Ironically for a piece about a gig that ended in disaster, I Eat People Like You For Breakfast started that way.

Green, a comic with two decades experience, was incredibly nervous about his monologue. When some weak early gags failed to raise the tides of laughter he expected, he broke the fourth wall to berate the sparse audience.

This must have happened about half a dozen times - including throwing out a loudmouth who hadn't yet proved himself a threat to the show, and asking the audience if we really wanted him to carry on with the show because we weren't reacting the way he wanted.

If he had deliberately set out to create a palpable atmosphere of awkward embarrassment, he couldn't have done much better. But this was by accident, not design.
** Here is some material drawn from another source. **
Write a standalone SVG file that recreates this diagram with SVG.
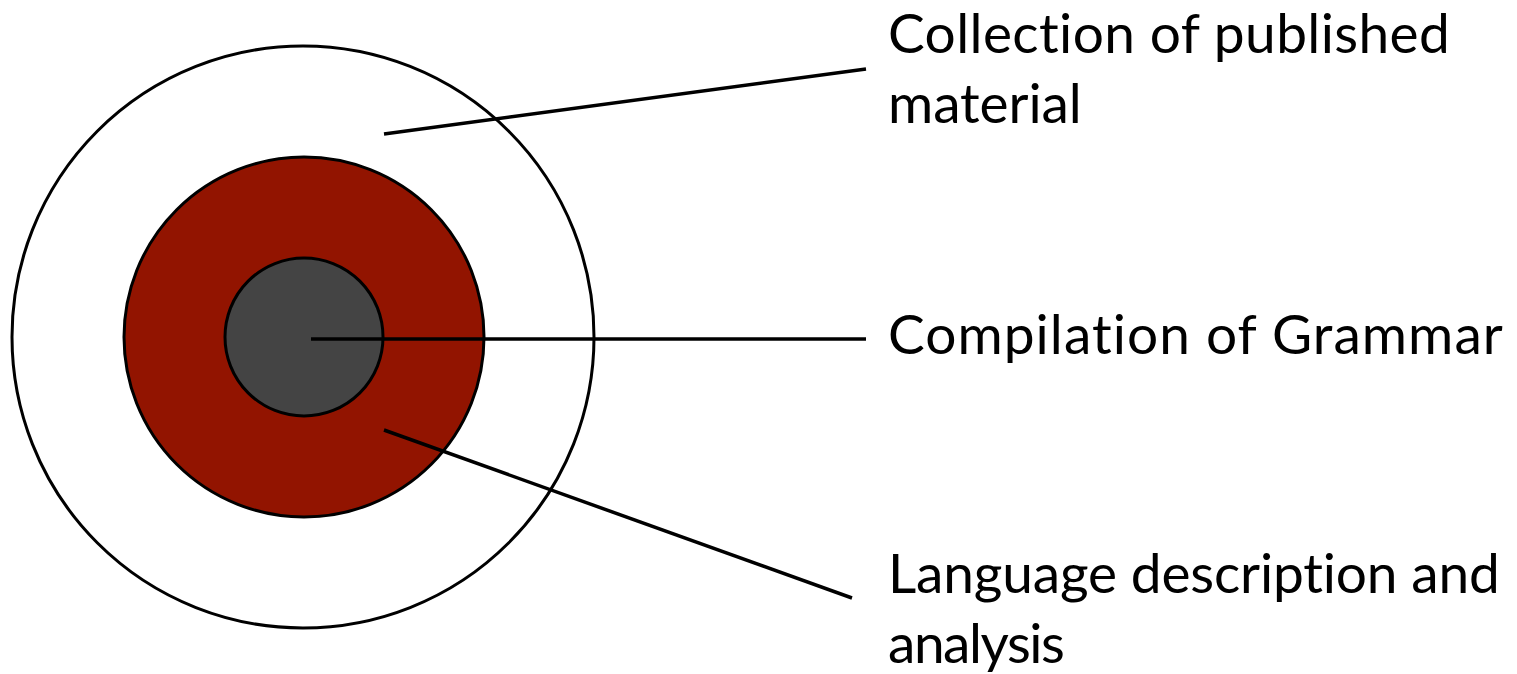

It was all entirely unnecessary, too, as once Green pulled himself together, he proved himself a compelling storyteller, getting the audience to hang on his every word. An achievement even more remarkable given the paucity of the material.

Green certainly believes in starting at the beginning, and he kicks off by outlining his upbringing in New York and Beverly Hills, sharing the sort of background details you could find in a biography of most successful comics.

Problem is, it's harder to care about the childhood, early Borscht Belt gigs and Ed Sullivan TV appearances when it's someone you don't know, than it is an admired comedy icon.

He drops names like confetti, but with no real point, and uses the word 'paradigm' three times in five minutes - twice more than necessary to automatically render the speaker as a pretentious show-off with an automatically invalid argument.

He's remarkably self-obsessed, too, and not in the normal insecure way of the stand-up.

He compares Jerry Lewis twice turning down his requests as like the two planes careering into the World Trade Center. And the show closes with his personal devastation illustrated by film of the atomic bombs falling on Hiroshima and Nagasaki. A bit of perspective needed, possibly.

There's not a lot of laughs in this - the biggest coming from a videotape of Daniel Kitson's disconcertingly prescient comment from the gig, describing it as a third-full theatre waiting to see a dying man.

Yet people do remain interested, such is Green's mastery of the raconteur's art. He's got the pace, nuances and rhythm of a seasoned pro. If only he had better material to apply it to.